_Your goal:_ Output every entry exactly as written, skipping any pictures.

[Charts and diagrams as code]
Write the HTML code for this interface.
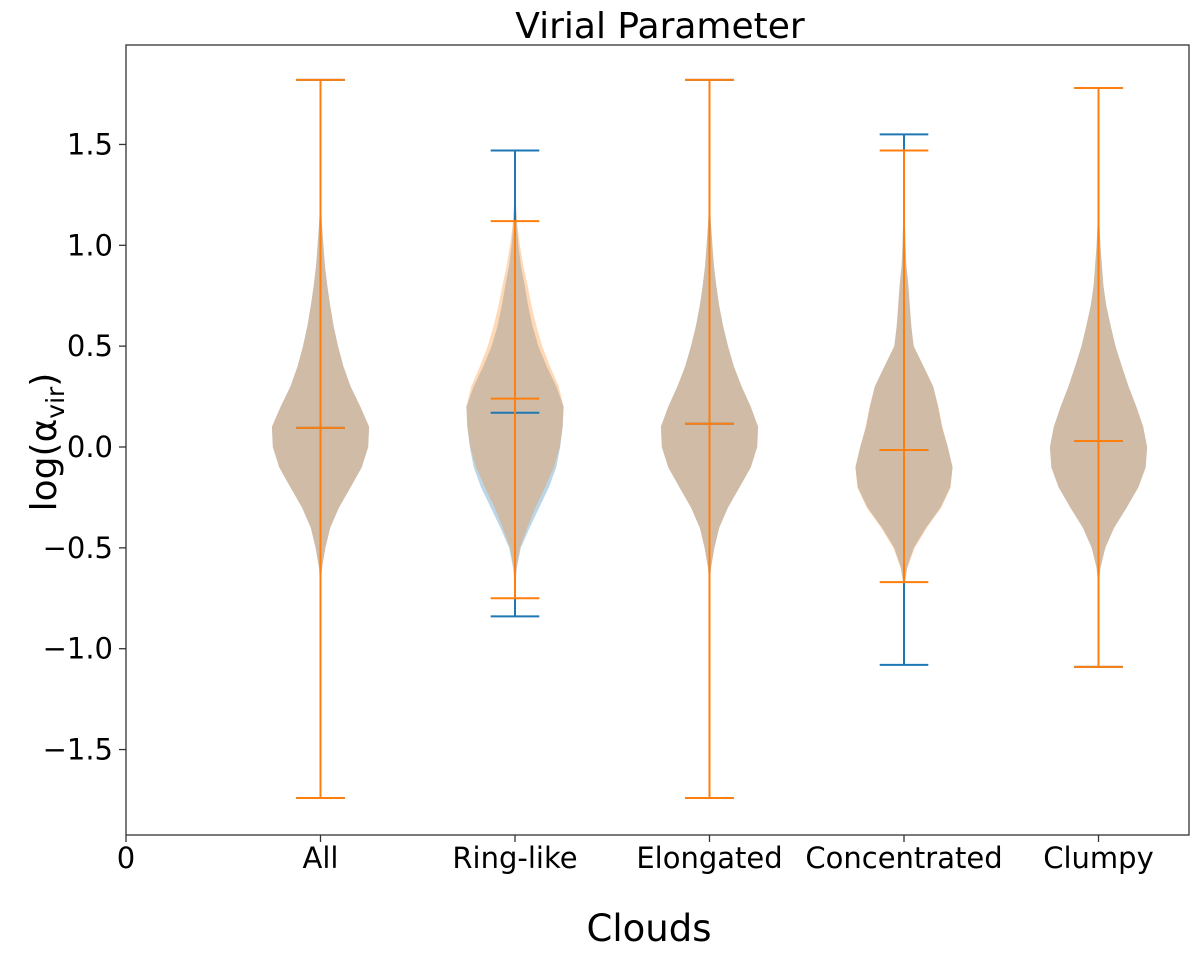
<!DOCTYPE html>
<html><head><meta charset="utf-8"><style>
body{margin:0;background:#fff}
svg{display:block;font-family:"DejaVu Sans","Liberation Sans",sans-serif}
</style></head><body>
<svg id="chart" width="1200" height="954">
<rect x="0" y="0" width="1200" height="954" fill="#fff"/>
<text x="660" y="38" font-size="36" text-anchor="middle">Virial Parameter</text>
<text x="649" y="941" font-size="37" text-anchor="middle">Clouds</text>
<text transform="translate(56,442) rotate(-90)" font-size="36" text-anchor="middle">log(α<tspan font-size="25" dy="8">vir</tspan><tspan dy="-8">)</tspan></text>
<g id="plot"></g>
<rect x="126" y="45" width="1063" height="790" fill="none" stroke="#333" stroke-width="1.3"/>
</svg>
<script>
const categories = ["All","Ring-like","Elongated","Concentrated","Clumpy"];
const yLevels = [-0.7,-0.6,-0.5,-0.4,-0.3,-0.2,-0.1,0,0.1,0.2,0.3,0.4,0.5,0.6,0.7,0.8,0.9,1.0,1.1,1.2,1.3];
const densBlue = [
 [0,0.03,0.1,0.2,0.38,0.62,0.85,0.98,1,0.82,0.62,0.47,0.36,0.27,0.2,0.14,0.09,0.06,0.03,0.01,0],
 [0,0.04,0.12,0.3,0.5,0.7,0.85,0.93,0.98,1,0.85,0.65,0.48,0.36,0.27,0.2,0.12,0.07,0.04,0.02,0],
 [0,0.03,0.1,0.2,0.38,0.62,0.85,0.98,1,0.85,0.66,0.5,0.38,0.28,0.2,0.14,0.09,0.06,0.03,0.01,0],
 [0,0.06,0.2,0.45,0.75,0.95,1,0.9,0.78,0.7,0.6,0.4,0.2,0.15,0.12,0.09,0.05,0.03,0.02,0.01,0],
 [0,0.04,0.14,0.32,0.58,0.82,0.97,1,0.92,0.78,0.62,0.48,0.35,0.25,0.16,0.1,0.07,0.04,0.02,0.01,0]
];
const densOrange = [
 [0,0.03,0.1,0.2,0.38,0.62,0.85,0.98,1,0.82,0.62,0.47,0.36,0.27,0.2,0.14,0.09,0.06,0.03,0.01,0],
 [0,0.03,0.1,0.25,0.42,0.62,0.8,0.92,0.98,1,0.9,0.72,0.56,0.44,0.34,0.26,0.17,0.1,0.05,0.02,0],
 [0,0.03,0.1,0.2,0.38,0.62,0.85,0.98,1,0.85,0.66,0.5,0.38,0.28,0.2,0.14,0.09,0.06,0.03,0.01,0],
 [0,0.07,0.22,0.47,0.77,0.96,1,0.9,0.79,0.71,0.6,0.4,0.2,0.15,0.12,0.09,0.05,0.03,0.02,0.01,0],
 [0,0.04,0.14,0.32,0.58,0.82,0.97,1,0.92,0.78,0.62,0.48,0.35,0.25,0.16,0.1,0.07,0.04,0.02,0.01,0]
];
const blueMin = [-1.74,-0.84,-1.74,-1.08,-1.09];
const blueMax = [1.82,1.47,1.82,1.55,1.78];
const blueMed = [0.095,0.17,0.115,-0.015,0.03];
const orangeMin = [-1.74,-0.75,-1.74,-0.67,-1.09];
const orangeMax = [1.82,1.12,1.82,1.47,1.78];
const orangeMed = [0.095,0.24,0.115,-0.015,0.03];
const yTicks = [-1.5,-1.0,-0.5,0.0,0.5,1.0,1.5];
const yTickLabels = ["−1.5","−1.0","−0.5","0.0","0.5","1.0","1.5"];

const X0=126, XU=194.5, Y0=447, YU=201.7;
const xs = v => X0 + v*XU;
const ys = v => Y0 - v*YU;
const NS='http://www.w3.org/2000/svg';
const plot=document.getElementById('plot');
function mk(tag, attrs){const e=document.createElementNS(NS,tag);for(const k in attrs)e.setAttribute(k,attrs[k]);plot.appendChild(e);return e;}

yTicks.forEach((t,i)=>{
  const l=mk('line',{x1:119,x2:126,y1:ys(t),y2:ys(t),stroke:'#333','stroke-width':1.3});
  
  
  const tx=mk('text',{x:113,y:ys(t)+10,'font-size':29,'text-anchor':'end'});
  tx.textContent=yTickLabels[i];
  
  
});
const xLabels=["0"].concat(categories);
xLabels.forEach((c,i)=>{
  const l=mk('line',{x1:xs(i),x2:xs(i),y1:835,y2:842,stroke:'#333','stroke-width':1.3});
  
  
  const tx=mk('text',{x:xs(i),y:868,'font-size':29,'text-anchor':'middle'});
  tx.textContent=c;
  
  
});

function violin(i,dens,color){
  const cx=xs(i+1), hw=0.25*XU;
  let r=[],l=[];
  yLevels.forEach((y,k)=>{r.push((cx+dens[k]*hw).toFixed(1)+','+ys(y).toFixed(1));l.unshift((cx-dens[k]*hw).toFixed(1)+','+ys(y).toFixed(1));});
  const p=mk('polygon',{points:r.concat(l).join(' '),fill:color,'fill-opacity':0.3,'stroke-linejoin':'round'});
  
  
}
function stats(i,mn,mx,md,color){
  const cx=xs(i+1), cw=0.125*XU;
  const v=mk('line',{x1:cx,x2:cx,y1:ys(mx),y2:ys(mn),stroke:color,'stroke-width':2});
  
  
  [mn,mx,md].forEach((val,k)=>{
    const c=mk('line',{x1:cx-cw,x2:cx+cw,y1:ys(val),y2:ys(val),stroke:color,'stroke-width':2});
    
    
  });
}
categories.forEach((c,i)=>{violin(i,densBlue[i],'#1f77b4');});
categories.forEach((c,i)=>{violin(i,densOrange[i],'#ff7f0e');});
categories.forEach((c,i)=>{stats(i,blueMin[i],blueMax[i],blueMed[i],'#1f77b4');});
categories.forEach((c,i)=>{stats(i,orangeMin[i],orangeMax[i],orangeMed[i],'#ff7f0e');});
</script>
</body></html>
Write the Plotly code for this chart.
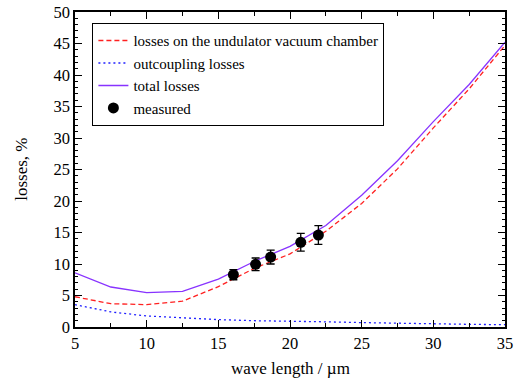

_Exercise result:_
Write the HTML code for this interface.
<!DOCTYPE html>
<html><head><meta charset="utf-8"><style>
body{margin:0;background:#fff}
svg{display:block;font-family:"DejaVu Sans","Liberation Sans",sans-serif}
</style></head><body>
<svg id="chart" width="1200" height="954">
<rect x="0" y="0" width="1200" height="954" fill="#fff"/>
<text x="660" y="38" font-size="36" text-anchor="middle">Virial Parameter</text>
<text x="649" y="941" font-size="37" text-anchor="middle">Clouds</text>
<text transform="translate(56,442) rotate(-90)" font-size="36" text-anchor="middle">log(α<tspan font-size="25" dy="8">vir</tspan><tspan dy="-8">)</tspan></text>
<g id="plot"></g>
<rect x="126" y="45" width="1063" height="790" fill="none" stroke="#333" stroke-width="1.3"/>
</svg>
<script>
const categories = ["All","Ring-like","Elongated","Concentrated","Clumpy"];
const yLevels = [-0.7,-0.6,-0.5,-0.4,-0.3,-0.2,-0.1,0,0.1,0.2,0.3,0.4,0.5,0.6,0.7,0.8,0.9,1.0,1.1,1.2,1.3];
const densBlue = [
 [0,0.03,0.1,0.2,0.38,0.62,0.85,0.98,1,0.82,0.62,0.47,0.36,0.27,0.2,0.14,0.09,0.06,0.03,0.01,0],
 [0,0.04,0.12,0.3,0.5,0.7,0.85,0.93,0.98,1,0.85,0.65,0.48,0.36,0.27,0.2,0.12,0.07,0.04,0.02,0],
 [0,0.03,0.1,0.2,0.38,0.62,0.85,0.98,1,0.85,0.66,0.5,0.38,0.28,0.2,0.14,0.09,0.06,0.03,0.01,0],
 [0,0.06,0.2,0.45,0.75,0.95,1,0.9,0.78,0.7,0.6,0.4,0.2,0.15,0.12,0.09,0.05,0.03,0.02,0.01,0],
 [0,0.04,0.14,0.32,0.58,0.82,0.97,1,0.92,0.78,0.62,0.48,0.35,0.25,0.16,0.1,0.07,0.04,0.02,0.01,0]
];
const densOrange = [
 [0,0.03,0.1,0.2,0.38,0.62,0.85,0.98,1,0.82,0.62,0.47,0.36,0.27,0.2,0.14,0.09,0.06,0.03,0.01,0],
 [0,0.03,0.1,0.25,0.42,0.62,0.8,0.92,0.98,1,0.9,0.72,0.56,0.44,0.34,0.26,0.17,0.1,0.05,0.02,0],
 [0,0.03,0.1,0.2,0.38,0.62,0.85,0.98,1,0.85,0.66,0.5,0.38,0.28,0.2,0.14,0.09,0.06,0.03,0.01,0],
 [0,0.07,0.22,0.47,0.77,0.96,1,0.9,0.79,0.71,0.6,0.4,0.2,0.15,0.12,0.09,0.05,0.03,0.02,0.01,0],
 [0,0.04,0.14,0.32,0.58,0.82,0.97,1,0.92,0.78,0.62,0.48,0.35,0.25,0.16,0.1,0.07,0.04,0.02,0.01,0]
];
const blueMin = [-1.74,-0.84,-1.74,-1.08,-1.09];
const blueMax = [1.82,1.47,1.82,1.55,1.78];
const blueMed = [0.095,0.17,0.115,-0.015,0.03];
const orangeMin = [-1.74,-0.75,-1.74,-0.67,-1.09];
const orangeMax = [1.82,1.12,1.82,1.47,1.78];
const orangeMed = [0.095,0.24,0.115,-0.015,0.03];
const yTicks = [-1.5,-1.0,-0.5,0.0,0.5,1.0,1.5];
const yTickLabels = ["−1.5","−1.0","−0.5","0.0","0.5","1.0","1.5"];

const X0=126, XU=194.5, Y0=447, YU=201.7;
const xs = v => X0 + v*XU;
const ys = v => Y0 - v*YU;
const NS='http://www.w3.org/2000/svg';
const plot=document.getElementById('plot');
function mk(tag, attrs){const e=document.createElementNS(NS,tag);for(const k in attrs)e.setAttribute(k,attrs[k]);plot.appendChild(e);return e;}

yTicks.forEach((t,i)=>{
  const l=mk('line',{x1:119,x2:126,y1:ys(t),y2:ys(t),stroke:'#333','stroke-width':1.3});
  
  
  const tx=mk('text',{x:113,y:ys(t)+10,'font-size':29,'text-anchor':'end'});
  tx.textContent=yTickLabels[i];
  
  
});
const xLabels=["0"].concat(categories);
xLabels.forEach((c,i)=>{
  const l=mk('line',{x1:xs(i),x2:xs(i),y1:835,y2:842,stroke:'#333','stroke-width':1.3});
  
  
  const tx=mk('text',{x:xs(i),y:868,'font-size':29,'text-anchor':'middle'});
  tx.textContent=c;
  
  
});

function violin(i,dens,color){
  const cx=xs(i+1), hw=0.25*XU;
  let r=[],l=[];
  yLevels.forEach((y,k)=>{r.push((cx+dens[k]*hw).toFixed(1)+','+ys(y).toFixed(1));l.unshift((cx-dens[k]*hw).toFixed(1)+','+ys(y).toFixed(1));});
  const p=mk('polygon',{points:r.concat(l).join(' '),fill:color,'fill-opacity':0.3,'stroke-linejoin':'round'});
  
  
}
function stats(i,mn,mx,md,color){
  const cx=xs(i+1), cw=0.125*XU;
  const v=mk('line',{x1:cx,x2:cx,y1:ys(mx),y2:ys(mn),stroke:color,'stroke-width':2});
  
  
  [mn,mx,md].forEach((val,k)=>{
    const c=mk('line',{x1:cx-cw,x2:cx+cw,y1:ys(val),y2:ys(val),stroke:color,'stroke-width':2});
    
    
  });
}
categories.forEach((c,i)=>{violin(i,densBlue[i],'#1f77b4');});
categories.forEach((c,i)=>{violin(i,densOrange[i],'#ff7f0e');});
categories.forEach((c,i)=>{stats(i,blueMin[i],blueMax[i],blueMed[i],'#1f77b4');});
categories.forEach((c,i)=>{stats(i,orangeMin[i],orangeMax[i],orangeMed[i],'#ff7f0e');});
</script>
</body></html>
Write the Plotly code for this chart.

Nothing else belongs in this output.